***** Supplied information
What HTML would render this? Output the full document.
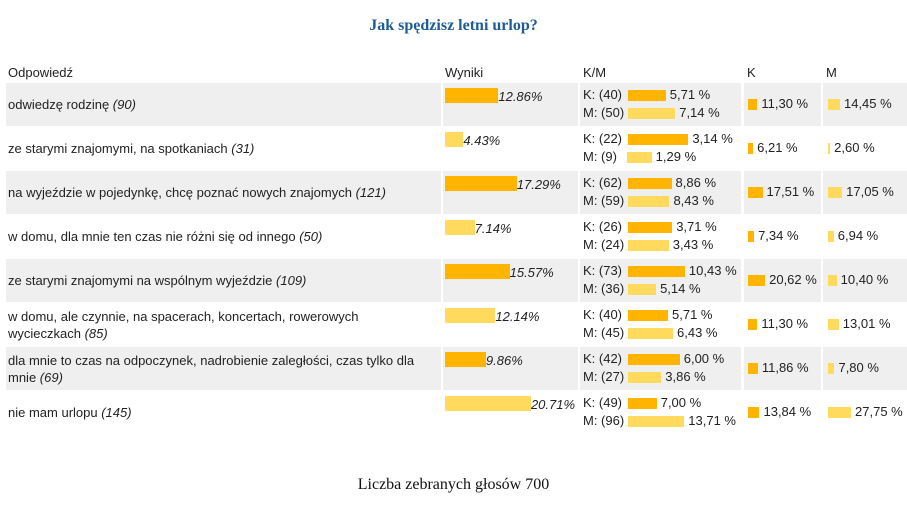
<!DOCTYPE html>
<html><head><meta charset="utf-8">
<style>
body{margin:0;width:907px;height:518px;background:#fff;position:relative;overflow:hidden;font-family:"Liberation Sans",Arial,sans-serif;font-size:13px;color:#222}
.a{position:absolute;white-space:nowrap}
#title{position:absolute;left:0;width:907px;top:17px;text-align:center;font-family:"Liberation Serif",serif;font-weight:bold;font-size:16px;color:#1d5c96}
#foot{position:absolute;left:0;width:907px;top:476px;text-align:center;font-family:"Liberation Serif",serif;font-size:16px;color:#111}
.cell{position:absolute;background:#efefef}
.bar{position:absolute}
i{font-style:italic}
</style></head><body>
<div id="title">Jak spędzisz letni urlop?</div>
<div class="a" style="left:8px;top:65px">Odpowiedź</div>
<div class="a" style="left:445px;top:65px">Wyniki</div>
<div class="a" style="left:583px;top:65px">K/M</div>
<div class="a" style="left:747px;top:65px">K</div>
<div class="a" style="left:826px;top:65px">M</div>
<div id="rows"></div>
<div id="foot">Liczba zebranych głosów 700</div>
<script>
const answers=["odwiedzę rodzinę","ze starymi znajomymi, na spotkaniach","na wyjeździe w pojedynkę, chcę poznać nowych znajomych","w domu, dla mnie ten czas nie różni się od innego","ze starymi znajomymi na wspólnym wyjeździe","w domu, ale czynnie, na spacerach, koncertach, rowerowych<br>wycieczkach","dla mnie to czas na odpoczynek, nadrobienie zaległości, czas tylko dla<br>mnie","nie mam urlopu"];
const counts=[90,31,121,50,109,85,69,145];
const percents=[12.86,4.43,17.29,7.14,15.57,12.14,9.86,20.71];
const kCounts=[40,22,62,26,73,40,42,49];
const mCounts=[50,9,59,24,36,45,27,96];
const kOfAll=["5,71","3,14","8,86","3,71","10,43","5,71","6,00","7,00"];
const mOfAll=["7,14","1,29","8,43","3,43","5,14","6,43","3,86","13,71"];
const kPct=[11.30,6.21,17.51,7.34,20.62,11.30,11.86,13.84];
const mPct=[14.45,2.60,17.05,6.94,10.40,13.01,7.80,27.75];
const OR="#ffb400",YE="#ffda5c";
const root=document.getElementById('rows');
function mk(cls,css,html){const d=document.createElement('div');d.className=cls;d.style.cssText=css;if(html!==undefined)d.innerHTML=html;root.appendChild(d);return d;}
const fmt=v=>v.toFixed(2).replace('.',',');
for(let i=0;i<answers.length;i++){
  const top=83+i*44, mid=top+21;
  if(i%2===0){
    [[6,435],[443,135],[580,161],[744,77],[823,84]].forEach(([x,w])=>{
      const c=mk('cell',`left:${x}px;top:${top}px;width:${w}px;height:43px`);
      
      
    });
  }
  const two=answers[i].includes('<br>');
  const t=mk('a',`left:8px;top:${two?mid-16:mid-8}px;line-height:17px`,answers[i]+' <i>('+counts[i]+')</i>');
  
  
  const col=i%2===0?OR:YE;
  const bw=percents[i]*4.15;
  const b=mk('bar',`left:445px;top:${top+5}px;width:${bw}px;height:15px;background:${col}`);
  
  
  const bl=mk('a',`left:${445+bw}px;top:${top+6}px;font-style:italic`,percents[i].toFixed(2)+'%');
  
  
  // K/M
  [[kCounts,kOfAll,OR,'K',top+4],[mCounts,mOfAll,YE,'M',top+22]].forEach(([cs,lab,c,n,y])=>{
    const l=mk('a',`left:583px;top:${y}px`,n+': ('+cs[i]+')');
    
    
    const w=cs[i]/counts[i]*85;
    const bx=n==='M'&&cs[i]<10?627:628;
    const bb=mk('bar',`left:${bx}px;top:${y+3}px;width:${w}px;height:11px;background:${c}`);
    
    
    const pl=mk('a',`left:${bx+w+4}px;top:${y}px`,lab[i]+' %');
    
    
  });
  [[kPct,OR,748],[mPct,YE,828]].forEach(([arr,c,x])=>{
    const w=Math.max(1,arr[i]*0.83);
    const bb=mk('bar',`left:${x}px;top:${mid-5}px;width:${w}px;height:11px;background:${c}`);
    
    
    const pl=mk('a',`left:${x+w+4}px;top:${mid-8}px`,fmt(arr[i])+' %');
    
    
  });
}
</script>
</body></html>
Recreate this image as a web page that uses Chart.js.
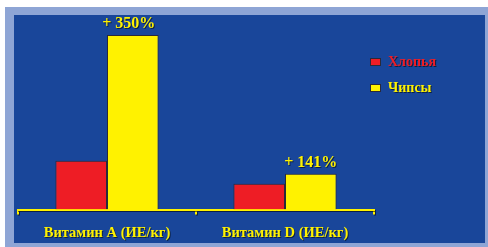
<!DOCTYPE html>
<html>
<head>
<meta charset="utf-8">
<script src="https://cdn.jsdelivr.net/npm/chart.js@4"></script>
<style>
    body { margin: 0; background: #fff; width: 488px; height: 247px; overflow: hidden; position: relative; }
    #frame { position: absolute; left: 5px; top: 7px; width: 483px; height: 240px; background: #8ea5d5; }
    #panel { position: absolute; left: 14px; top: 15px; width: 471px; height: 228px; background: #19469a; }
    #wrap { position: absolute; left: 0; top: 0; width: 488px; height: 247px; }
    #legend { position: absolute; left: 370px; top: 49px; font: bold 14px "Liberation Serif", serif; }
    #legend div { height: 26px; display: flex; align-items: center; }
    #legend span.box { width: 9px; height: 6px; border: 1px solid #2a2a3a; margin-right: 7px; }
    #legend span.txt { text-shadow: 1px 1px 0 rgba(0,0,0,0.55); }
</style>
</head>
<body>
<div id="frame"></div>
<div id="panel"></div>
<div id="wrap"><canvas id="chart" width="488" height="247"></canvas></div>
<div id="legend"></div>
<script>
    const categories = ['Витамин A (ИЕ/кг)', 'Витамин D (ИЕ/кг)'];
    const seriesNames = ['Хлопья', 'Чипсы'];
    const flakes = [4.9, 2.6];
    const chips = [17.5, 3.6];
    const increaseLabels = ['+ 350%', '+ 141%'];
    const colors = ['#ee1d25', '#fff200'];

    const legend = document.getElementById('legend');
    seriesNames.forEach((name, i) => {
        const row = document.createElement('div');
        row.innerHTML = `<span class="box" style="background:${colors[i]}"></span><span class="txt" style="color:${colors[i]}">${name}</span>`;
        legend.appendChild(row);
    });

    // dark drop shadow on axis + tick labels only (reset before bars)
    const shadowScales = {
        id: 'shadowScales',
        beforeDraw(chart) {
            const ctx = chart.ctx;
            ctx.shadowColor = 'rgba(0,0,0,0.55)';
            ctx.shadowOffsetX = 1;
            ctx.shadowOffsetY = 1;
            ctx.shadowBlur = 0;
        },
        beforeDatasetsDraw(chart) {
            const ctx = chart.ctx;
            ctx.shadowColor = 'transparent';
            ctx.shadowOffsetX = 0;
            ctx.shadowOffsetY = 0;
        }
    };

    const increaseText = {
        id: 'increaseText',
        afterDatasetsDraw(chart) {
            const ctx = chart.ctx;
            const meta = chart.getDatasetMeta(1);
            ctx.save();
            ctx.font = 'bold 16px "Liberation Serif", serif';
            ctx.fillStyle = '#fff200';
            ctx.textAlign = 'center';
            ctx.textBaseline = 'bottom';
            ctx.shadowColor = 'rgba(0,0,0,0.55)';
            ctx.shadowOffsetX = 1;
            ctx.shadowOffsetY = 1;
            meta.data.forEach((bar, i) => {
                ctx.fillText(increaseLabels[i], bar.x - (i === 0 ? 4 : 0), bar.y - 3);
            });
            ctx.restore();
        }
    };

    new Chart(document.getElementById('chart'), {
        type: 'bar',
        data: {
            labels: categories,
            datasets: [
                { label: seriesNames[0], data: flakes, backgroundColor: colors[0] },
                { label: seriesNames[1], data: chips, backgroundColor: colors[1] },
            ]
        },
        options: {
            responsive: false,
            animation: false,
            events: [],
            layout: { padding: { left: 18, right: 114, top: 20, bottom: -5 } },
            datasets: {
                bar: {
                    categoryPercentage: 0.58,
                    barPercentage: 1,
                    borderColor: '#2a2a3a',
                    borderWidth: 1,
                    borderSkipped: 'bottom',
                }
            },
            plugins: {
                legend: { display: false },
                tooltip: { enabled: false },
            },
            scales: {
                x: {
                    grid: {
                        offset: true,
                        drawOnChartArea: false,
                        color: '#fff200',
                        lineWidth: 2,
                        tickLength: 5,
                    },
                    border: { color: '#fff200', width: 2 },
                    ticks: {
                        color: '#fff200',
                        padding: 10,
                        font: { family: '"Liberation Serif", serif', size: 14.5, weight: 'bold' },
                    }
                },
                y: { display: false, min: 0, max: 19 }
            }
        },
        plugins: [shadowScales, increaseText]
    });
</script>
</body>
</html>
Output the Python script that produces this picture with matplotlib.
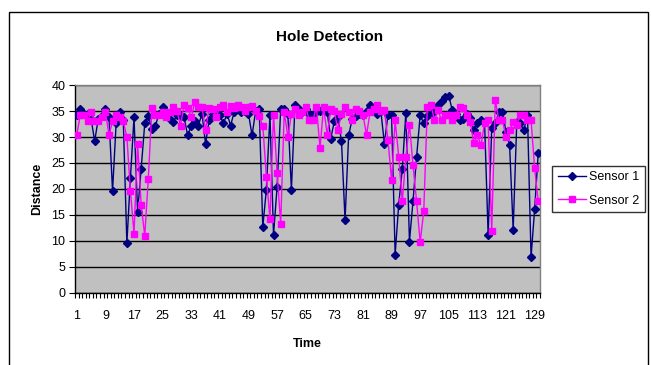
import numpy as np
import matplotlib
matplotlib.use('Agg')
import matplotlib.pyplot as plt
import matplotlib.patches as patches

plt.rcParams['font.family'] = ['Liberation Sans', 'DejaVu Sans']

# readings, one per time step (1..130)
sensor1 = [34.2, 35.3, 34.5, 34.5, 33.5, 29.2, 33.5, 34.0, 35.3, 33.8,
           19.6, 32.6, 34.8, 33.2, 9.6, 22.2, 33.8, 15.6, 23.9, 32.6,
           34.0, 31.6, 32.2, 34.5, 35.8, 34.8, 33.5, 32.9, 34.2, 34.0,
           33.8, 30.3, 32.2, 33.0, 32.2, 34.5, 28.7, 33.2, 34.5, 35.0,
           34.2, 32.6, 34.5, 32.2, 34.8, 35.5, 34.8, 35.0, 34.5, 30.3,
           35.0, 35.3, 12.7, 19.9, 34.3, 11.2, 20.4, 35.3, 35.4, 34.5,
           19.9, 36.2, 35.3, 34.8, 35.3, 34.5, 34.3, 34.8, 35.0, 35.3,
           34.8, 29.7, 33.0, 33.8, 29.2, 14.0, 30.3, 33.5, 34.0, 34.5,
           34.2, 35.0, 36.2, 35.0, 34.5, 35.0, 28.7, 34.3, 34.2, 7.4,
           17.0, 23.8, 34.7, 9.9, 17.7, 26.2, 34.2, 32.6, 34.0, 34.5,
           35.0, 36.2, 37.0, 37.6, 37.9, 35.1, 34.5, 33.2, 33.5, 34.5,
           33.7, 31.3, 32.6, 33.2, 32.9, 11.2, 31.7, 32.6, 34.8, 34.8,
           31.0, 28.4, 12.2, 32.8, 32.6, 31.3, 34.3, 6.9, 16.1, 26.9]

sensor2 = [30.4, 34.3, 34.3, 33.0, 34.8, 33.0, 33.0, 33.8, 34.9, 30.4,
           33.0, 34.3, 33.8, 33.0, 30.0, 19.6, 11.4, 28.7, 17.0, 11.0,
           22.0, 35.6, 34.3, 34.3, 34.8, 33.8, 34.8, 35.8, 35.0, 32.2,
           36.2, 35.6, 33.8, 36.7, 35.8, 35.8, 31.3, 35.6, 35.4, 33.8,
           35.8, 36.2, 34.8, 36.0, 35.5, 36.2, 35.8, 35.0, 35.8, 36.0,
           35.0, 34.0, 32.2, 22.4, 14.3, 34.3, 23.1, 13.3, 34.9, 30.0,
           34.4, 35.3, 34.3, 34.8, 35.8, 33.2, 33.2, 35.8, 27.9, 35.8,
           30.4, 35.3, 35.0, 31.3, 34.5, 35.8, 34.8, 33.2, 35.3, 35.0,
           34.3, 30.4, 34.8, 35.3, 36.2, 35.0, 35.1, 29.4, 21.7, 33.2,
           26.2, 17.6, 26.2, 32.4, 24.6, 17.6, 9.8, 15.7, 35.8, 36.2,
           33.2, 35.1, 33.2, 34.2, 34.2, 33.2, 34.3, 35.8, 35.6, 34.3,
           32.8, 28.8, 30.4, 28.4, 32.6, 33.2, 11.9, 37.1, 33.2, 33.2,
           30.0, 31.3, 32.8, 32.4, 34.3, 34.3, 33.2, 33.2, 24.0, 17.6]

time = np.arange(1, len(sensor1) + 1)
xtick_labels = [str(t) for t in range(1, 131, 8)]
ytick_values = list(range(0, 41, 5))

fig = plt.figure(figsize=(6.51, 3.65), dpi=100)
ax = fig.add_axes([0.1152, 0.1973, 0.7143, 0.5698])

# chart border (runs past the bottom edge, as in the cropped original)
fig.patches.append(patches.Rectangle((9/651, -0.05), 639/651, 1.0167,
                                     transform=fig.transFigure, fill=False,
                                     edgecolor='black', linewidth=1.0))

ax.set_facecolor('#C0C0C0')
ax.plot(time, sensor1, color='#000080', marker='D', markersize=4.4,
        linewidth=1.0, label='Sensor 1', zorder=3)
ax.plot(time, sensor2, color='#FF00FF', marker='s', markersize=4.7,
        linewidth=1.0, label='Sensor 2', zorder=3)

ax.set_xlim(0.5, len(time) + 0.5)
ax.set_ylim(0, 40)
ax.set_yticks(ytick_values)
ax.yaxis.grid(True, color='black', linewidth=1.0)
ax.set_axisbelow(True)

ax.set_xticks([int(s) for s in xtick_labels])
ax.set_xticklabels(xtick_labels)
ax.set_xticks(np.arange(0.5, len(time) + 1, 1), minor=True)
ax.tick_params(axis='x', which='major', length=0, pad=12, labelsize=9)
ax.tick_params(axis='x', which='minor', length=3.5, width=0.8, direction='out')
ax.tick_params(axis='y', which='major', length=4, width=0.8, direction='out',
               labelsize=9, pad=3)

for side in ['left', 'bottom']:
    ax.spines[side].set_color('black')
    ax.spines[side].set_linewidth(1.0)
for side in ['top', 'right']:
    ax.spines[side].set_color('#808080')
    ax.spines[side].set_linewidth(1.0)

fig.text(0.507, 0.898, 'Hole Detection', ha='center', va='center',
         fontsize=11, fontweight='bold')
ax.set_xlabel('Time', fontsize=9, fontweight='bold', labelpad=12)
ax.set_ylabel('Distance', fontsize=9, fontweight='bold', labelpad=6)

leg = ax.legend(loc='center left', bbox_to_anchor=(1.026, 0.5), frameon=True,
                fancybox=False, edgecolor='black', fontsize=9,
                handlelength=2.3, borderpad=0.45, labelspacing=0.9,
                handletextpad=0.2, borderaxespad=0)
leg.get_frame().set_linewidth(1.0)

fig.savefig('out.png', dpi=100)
**********
◆ **Exercise prompt**: In the lines above, locate the string "this". Copy every line where it occurs.

◆ **Correct output**:
What HTML would render this? Output the full document.
Recreate this image as a web page that uses Chart.js.
Output the Python script that produces this picture with matplotlib.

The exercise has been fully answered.